= SAPPHIRE (health care) =

The Situational Awareness and Preparedness for Public Health Incidences and Reasoning Engines (SAPPHIRE) is a semantics-based health information system capable of tracking and evaluating situations and occurrences that may affect public health. It was developed in 2004 by Dr. Parsa Mirhaji at the University of Texas Health Science Center at Houston using the Semantic Web technologies.

==Technology==
SAPPHIRE is based upon developing Semantic Web technologies — a set of formats and programming languages (such as the Resource Description Framework language and the Web Ontology Language (OWL)) that find and analyze data on the World Wide Web to enable users to understand and utilize organized information online.
 The system is used to gather, organize and impart information on important happenings and events, assisting public health-care professionals to prepare and act. It permits data to be interpreted distinctly, meeting the specific needs of diverse industries, users and disciplines rather than a generalized, universal format. The SAPPHIRE system was developed by the Health Science Center using the RDF technologies developed by Oracle, Inc. and TopQuadrant, Inc.

==Function==
SAPPHIRE helps track specific incidences such as the spread and treatment of influenza, AIDS and related information. The system frequently gathers information from select public hospitals, emergency services and care providers and their electronic health records and information provided by medical professionals.
 The information is integrated and categorized - flu-related symptoms are analyzed for trends that may indicate probabilities of flu epidemics. Such data is transmitted to institutions such as the Centers for Disease Control and Prevention. SAPPHIRE's processes have also reduced the administrative burdens and inefficiencies at hospitals and clinics.

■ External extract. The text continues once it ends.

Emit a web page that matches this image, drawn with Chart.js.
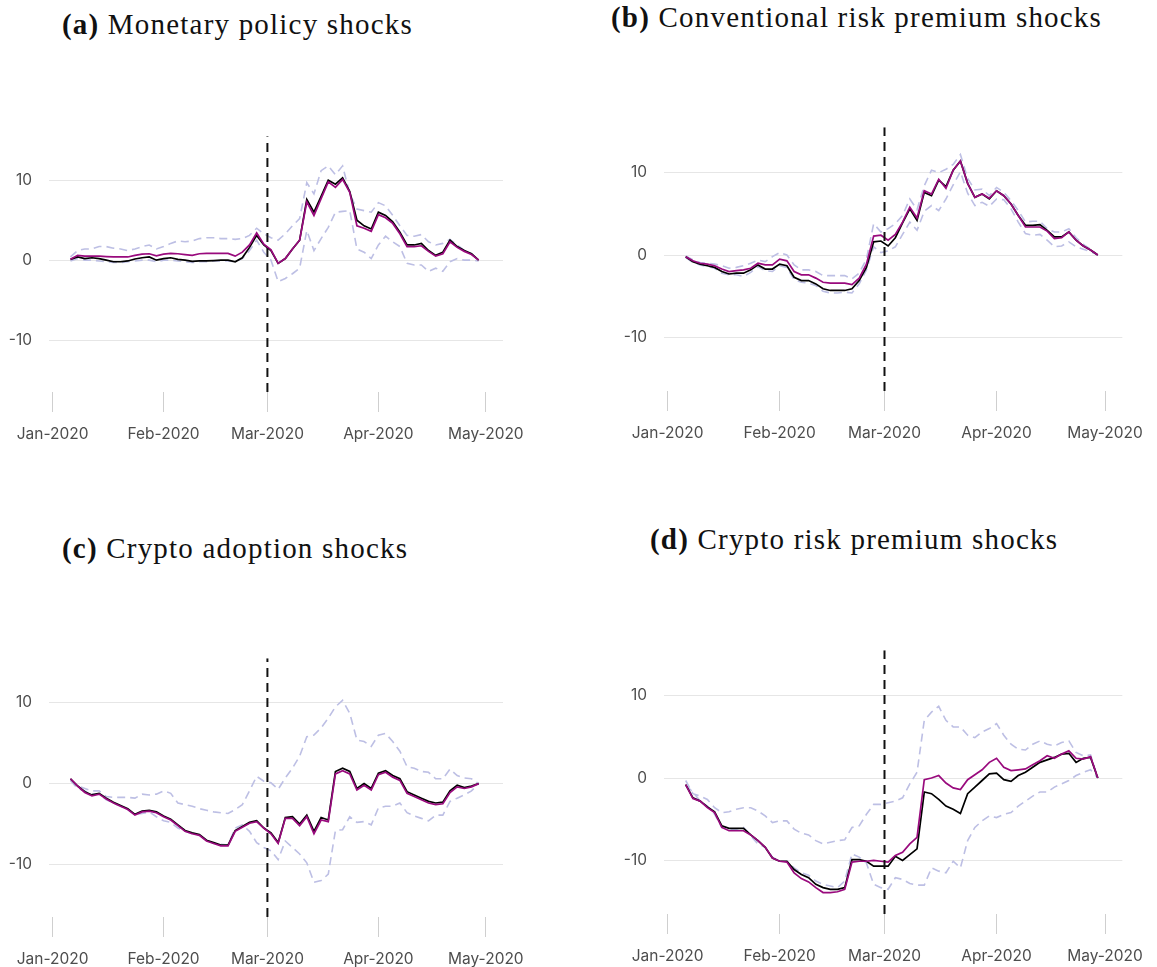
<!DOCTYPE html>
<html>
<head>
<meta charset="utf-8">
<script src="https://cdn.jsdelivr.net/npm/chart.js@4.4.1/dist/chart.umd.min.js"></script>
<style>
  html, body { margin: 0; padding: 0; background: #fff; overflow: hidden; }
  body { width: 1157px; height: 967px; position: relative; }
  .ttl { position: absolute; font-family: "Liberation Serif", serif; font-size: 29px; line-height: 29px; letter-spacing: 1.2px; color: #111; white-space: nowrap; }
  .box { position: absolute; }
</style>
</head>
<body>
<div class="ttl" style="left:62px;top:10px"><b>(a)</b> Monetary policy shocks</div>
<div class="ttl" style="left:611px;top:3px"><b>(b)</b> Conventional risk premium shocks</div>
<div class="ttl" style="left:62px;top:534px"><b>(c)</b> Crypto adoption shocks</div>
<div class="ttl" style="left:650px;top:525px"><b>(d)</b> Crypto risk premium shocks</div>

<div class="box" style="left:0px;top:110px;width:543px;height:332px"><canvas id="panelA"></canvas></div>
<div class="box" style="left:604px;top:101px;width:553px;height:340px"><canvas id="panelB"></canvas></div>
<div class="box" style="left:0px;top:632px;width:543px;height:335px"><canvas id="panelC"></canvas></div>
<div class="box" style="left:604px;top:624px;width:553px;height:340px"><canvas id="panelD"></canvas></div>

<script>
// days counted from 1 Jan 2020
const days = [5,7,9,11,13,15,17,19,21,23,25,27,29,31,33,35,37,39,41,43,45,47,49,51,53,55,57,59,61,63,65,67,69,71,73,75,77,79,81,83,85,87,89,91,93,95,97,99,101,103,105,107,109,111,113,115,117,119];
const monthStarts = [0, 31, 60, 91, 121];
const monthLabels = ["Jan-2020", "Feb-2020", "Mar-2020", "Apr-2020", "May-2020"];
const yTicks = [-10, 0, 10];
const eventDay = 60;   // 1 Mar 2020
const yMin = -16.5, yMax = 15.5;
const xMin = -1, xMax = 125.8;

// (a) monetary policy
const monBase = [0.1,0.4,0.2,0.3,0.2,0,-0.2,-0.2,-0.1,0.15, 0.3,0.4,0,0.2,0.3,0.1,0,-0.15,-0.1,-0.1, -0.05,0,0,-0.2,0.3,1.6,3.1,1.9,1.2,-0.4, 0.2,1.4,2.5,7.6,6.0,8.0,10.0,9.5,10.3,8.6, 5.0,4.3,3.9,6.0,5.6,4.8,3.5,1.9,1.9,2.1, 1.2,0.6,1.0,2.5,1.7,1.2,0.8,0];
const monAlt = [0.1,0.6,0.5,0.5,0.5,0.45,0.4,0.4,0.4,0.6, 0.75,0.8,0.55,0.75,0.85,0.8,0.7,0.6,0.8,0.85, 0.85,0.85,0.85,0.5,1.0,1.9,3.4,2.0,1.3,-0.4, 0.2,1.4,2.5,7.3,5.6,7.7,9.8,9.1,10.1,8.5, 4.3,4.0,3.6,5.7,5.3,4.6,3.3,1.7,1.7,1.8, 1.1,0.5,0.8,2.3,1.6,1.1,0.7,0];
const monHi = [0.4,1.2,1.4,1.4,1.7,1.7,1.5,1.4,1.2,1.4, 1.7,1.9,1.4,1.7,2.1,2.4,2.3,2.4,2.7,2.8, 2.8,2.7,2.7,2.6,2.7,3.1,4.0,3.3,2.8,2.5, 3.3,4.3,5.2,9.7,8.3,11.2,11.8,10.7,11.8,8.3, 6.4,6.2,6.0,7.2,6.8,5.6,4.3,3.1,3.0,3.2, 2.3,1.9,2.1,2.6,1.9,1.2,0.8,0];
const monLo = [-0.1,0.2,0,0,-0.1,-0.2,-0.3,-0.3,-0.2,-0.1, 0,0,-0.2,0,0,-0.1,-0.2,-0.3,-0.2,-0.2, -0.1,-0.1,-0.1,-0.2,0.2,1.2,2.5,1.0,0,-2.7, -2.3,-1.7,-1.0,3.7,1.2,2.7,4.1,6.0,6.1,6.2, 1.4,1.0,0.2,1.9,3.0,2.3,1.7,-0.4,-0.6,-0.6, -1.4,-1.0,-1.4,-0.2,0.2,0,0,-0.1];

// (b) conventional risk premium
const convBase = [-0.2,-0.8,-1.1,-1.3,-1.5,-2.0,-2.3,-2.2,-2.2,-1.8, -1.2,-1.7,-1.7,-1.1,-1.3,-2.7,-3.1,-3.1,-3.5,-4.1, -4.3,-4.3,-4.3,-4.1,-3.1,-1.5,1.6,1.7,1.1,2.1, 3.9,5.6,4.2,7.6,7.2,9.1,8.3,10.3,11.4,8.7, 7.0,7.4,6.8,7.8,7.2,6.2,4.8,3.6,3.6,3.7, 3.0,2.2,2.2,2.8,1.8,1.1,0.6,0];
const convAlt = [-0.2,-0.7,-1.0,-1.1,-1.3,-1.7,-2.0,-1.9,-1.8,-1.6, -1.0,-1.2,-1.2,-0.5,-0.7,-2.0,-2.4,-2.4,-2.8,-3.3, -3.4,-3.4,-3.4,-3.6,-2.8,-1.1,2.3,2.4,1.8,2.5, 4.0,5.8,4.5,7.8,7.4,9.2,8.1,10.3,11.4,8.7, 7.0,7.4,6.9,7.8,7.2,6.2,4.8,3.4,3.4,3.4, 2.9,2.0,2.1,2.8,1.8,1.1,0.6,0];
const convHi = [-0.1,-0.6,-0.9,-1.0,-1.1,-1.3,-1.6,-1.5,-1.3,-1.0, -0.6,-0.8,-0.2,0.3,0.0,-1.2,-1.8,-1.8,-2.0,-2.5, -2.5,-2.5,-2.5,-2.9,-2.2,-0.5,3.8,2.8,3.2,3.8, 4.8,6.8,5.5,8.4,10.3,10.0,10.4,11.0,12.2,9.3, 7.9,8.0,7.2,8.2,7.6,6.6,5.4,4.0,4.1,4.1, 3.2,2.8,2.8,3.2,2.1,1.3,0.7,0];
const convLo = [-0.3,-0.9,-1.2,-1.4,-1.6,-2.2,-2.4,-2.4,-2.6,-2.1, -1.4,-1.9,-2.0,-1.3,-1.5,-3.0,-3.3,-3.4,-3.7,-4.4, -4.6,-4.6,-4.5,-4.6,-3.5,-1.8,1.0,0.3,0.5,1.0, 2.5,4.0,3.0,5.3,6.0,5.4,6.8,8.5,10.1,7.5, 6.0,6.4,5.9,6.8,6.7,5.6,4.0,2.6,2.4,2.5, 1.8,1.0,1.1,1.6,1.0,0.7,0.4,0];

// (c) crypto adoption
const adoptBase = [0.6,-0.3,-1.0,-1.4,-1.2,-1.8,-2.3,-2.7,-3.1,-3.8, -3.4,-3.3,-3.5,-4.0,-4.4,-5.1,-5.8,-6.1,-6.3,-7.0, -7.3,-7.6,-7.6,-5.8,-5.3,-4.8,-4.6,-5.5,-6.1,-7.3, -4.2,-4.1,-5.0,-3.9,-5.9,-4.2,-4.5,1.5,1.9,1.5, -0.6,0.0,-0.6,1.3,1.6,1.0,0.6,-1.0,-1.4,-1.8, -2.2,-2.4,-2.3,-0.9,-0.2,-0.5,-0.3,0];
const adoptAlt = [0.6,-0.3,-1.1,-1.5,-1.3,-1.9,-2.4,-2.8,-3.2,-3.9, -3.5,-3.4,-3.6,-4.1,-4.5,-5.2,-5.9,-6.2,-6.4,-7.1, -7.4,-7.7,-7.7,-5.9,-5.4,-4.9,-4.7,-5.5,-6.2,-7.4, -4.3,-4.3,-5.2,-4.1,-6.2,-4.5,-4.7,1.2,1.6,1.2, -0.8,-0.2,-0.8,1.1,1.4,0.8,0.4,-1.2,-1.6,-2.0, -2.4,-2.6,-2.5,-1.1,-0.4,-0.6,-0.4,0];
const adoptHi = [0.5,-0.3,-0.6,-0.9,-0.9,-1.6,-1.7,-1.7,-1.7,-1.8, -1.3,-1.4,-1.3,-0.9,-1.2,-2.4,-2.6,-2.8,-3.1,-3.3, -3.5,-3.6,-3.7,-3.2,-2.6,-0.9,0.9,0.3,0.1,-0.7, 0.7,1.9,3.4,5.8,6.0,6.9,8.1,9.5,10.3,8.7, 5.4,5.2,4.6,6.0,6.2,5.2,4.0,2.1,1.9,1.5, 1.4,0.6,0.6,1.8,1.0,0.7,0.6,0];
const adoptLo = [0.4,-0.6,-0.9,-1.3,-1.3,-2.0,-2.4,-2.8,-3.2,-3.8, -3.7,-3.5,-4.1,-4.6,-4.8,-5.5,-5.9,-6.2,-6.4,-7.0, -7.4,-7.5,-7.6,-5.5,-5.1,-5.9,-7.3,-7.9,-8.3,-9.4, -7.1,-7.9,-8.7,-9.8,-12.2,-12.0,-11.2,-5.8,-5.7,-4.1, -4.8,-4.7,-5.1,-3.0,-2.8,-2.8,-2.4,-3.6,-4.0,-4.3, -4.6,-3.9,-3.9,-2.2,-1.8,-1.4,-0.9,0];

// (d) crypto risk premium
const cryptoBase = [-0.8,-2.4,-2.8,-3.5,-4.1,-5.8,-6.1,-6.1,-6.1,-6.9, -7.6,-8.4,-9.7,-10.1,-10.1,-11.1,-11.7,-12.1,-12.9,-13.3, -13.5,-13.5,-13.3,-9.9,-9.9,-10.1,-10.7,-10.7,-10.7,-9.5, -10.0,-9.3,-8.6,-1.7,-1.9,-2.6,-3.4,-3.8,-4.3,-1.9, -1.1,-0.3,0.5,0.6,-0.2,-0.4,0.3,0.7,1.3,1.9, 2.2,2.5,2.9,3.0,1.9,2.4,2.5,0];
const cryptoAlt = [-0.8,-2.5,-2.8,-3.6,-4.2,-6.0,-6.4,-6.4,-6.4,-6.9, -7.6,-8.4,-9.7,-10.1,-10.2,-11.5,-12.2,-12.6,-13.3,-13.9, -13.9,-13.8,-13.5,-10.2,-10.1,-10.1,-10.0,-10.1,-10.2,-9.4, -9.0,-8.0,-7.2,-0.2,0.0,0.3,-0.6,-1.2,-1.4,-0.2, 0.4,1.0,1.9,2.4,1.3,0.9,1.0,1.1,1.6,2.1, 2.7,2.4,2.9,3.3,2.4,2.3,2.6,0];
const cryptoHi = [-0.3,-1.9,-2.2,-2.6,-3.6,-4.2,-4.1,-3.8,-3.6,-3.6, -4.0,-4.6,-5.4,-5.2,-5.2,-6.2,-6.7,-6.9,-7.6,-8.0, -7.8,-7.6,-7.5,-6.0,-5.8,-4.4,-3.2,-3.2,-3.0,-2.8, -2.4,-0.7,0.7,7.0,8.0,8.7,7.0,6.2,6.2,5.2, 4.9,5.6,6.0,6.6,5.2,4.1,3.5,3.4,4.1,4.5, 4.1,3.9,4.3,4.5,3.1,2.7,2.8,0];
const cryptoLo = [-0.9,-1.7,-2.8,-3.4,-4.4,-6.0,-6.2,-6.2,-6.0,-7.0, -8.0,-8.4,-9.6,-10.1,-10.1,-10.9,-11.5,-11.8,-12.5,-12.9, -13.1,-13.3,-12.5,-9.2,-9.6,-10.3,-12.9,-13.3,-13.5,-12.1, -12.3,-12.8,-13.0,-13.0,-10.9,-11.3,-11.5,-10.1,-10.9,-7.6, -6.0,-5.2,-4.6,-4.8,-4.4,-4.2,-3.4,-2.8,-2.2,-1.7, -1.7,-1.1,-0.7,-0.3,0.3,0.7,1.0,0];

const tickFont = { family: "Inter", size: 15.5 };
const tickColor = "#4d4d4d";

function pts(arr) {
  return days.map((d, i) => ({ x: d, y: arr[i] }));
}

function band(arr) {
  return { data: pts(arr), borderColor: "#bdbfe4", borderWidth: 1.6, borderDash: [8, 5], pointRadius: 0, tension: 0 };
}

function panel(id, base, alt, hi, lo, yWidth, padRight) {
  new Chart(document.getElementById(id), {
    type: "line",
    data: {
      datasets: [
        { data: [{ x: eventDay, y: yMin }, { x: eventDay, y: yMax }], borderColor: "#111", borderWidth: 2, borderDash: [9, 6], pointRadius: 0 },
        { data: pts(alt), borderColor: "#990a7d", borderWidth: 1.7, pointRadius: 0, tension: 0 },
        { data: pts(base), borderColor: "#000", borderWidth: 1.7, pointRadius: 0, tension: 0 },
        band(hi),
        band(lo)
      ]
    },
    options: {
      responsive: true,
      maintainAspectRatio: false,
      animation: false,
      // top padding covers the y tick label padding so the plot top stays put
      layout: { padding: { top: 26, right: padRight, left: 0, bottom: 0 } },
      plugins: { legend: { display: false }, tooltip: { enabled: false } },
      scales: {
        x: {
          type: "linear",
          min: xMin,
          max: xMax,
          afterFit: (s) => { s.height = 50; },
          afterBuildTicks: (s) => { s.ticks = monthStarts.map(v => ({ value: v })); },
          grid: { drawOnChartArea: false, drawTicks: true, tickLength: 20, color: "#cfcfcf", lineWidth: 1 },
          border: { display: false },
          ticks: {
            padding: 13, font: tickFont, color: tickColor, maxRotation: 0,
            callback: (v) => monthLabels[monthStarts.indexOf(v)]
          }
        },
        y: {
          min: yMin,
          max: yMax,
          afterFit: (s) => { s.width = yWidth; },
          afterBuildTicks: (s) => { s.ticks = yTicks.map(v => ({ value: v })); },
          grid: { color: "#e6e6e6", lineWidth: 1, drawTicks: false },
          border: { display: false },
          ticks: { padding: 17, font: tickFont, color: tickColor }
        }
      }
    }
  });
}

panel("panelA", monBase, monAlt, monHi, monLo, 49, 40);
panel("panelB", convBase, convAlt, convHi, convLo, 60, 31);
panel("panelC", adoptBase, adoptAlt, adoptHi, adoptLo, 49, 40);
panel("panelD", cryptoBase, cryptoAlt, cryptoHi, cryptoLo, 60, 31);
</script>
</body>
</html>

==Usage after Hurricane Katrina==
The University of Houston conducted a pilot test of SAPPHIRE in the aftermath of Hurricane Katrina in the fall of 2005, which devastated the populations and infrastructures of southern Mississippi, Louisiana, Alabama and Texas. Implemented swiftly within hours of mass evacuations, the SAPPHIRE system successfully monitored and analyzed public health information for the usage of government officials and services, who feared outbreaks of epidemics. Officials used hand-held computers to gather data from the evacuees and transmit directly to the SAPPHIRE database.
 SAPPHIRE was specifically used to analyze the health of the evacuees at the Astrodome, Reliant Park and the George R. Brown Convention Center. A PDA extension of SAPPHIRE enabled more than 300 volunteers, led by the UT School of Public Health, to collect and analyze critical health data. SAPPHIRE gathered information from nearly 9,000 confidential patient cases of the past to help services respond to the specific needs of the evacuees, helping to identify environment-specific vulnerabilities, prevalence and conditions for diseases and epidemics. SAPPHIRE was recorded to have assisted in identifying outbreaks of gastrointestinal, respiratory diseases and conjunctivitis much sooner than previously possible.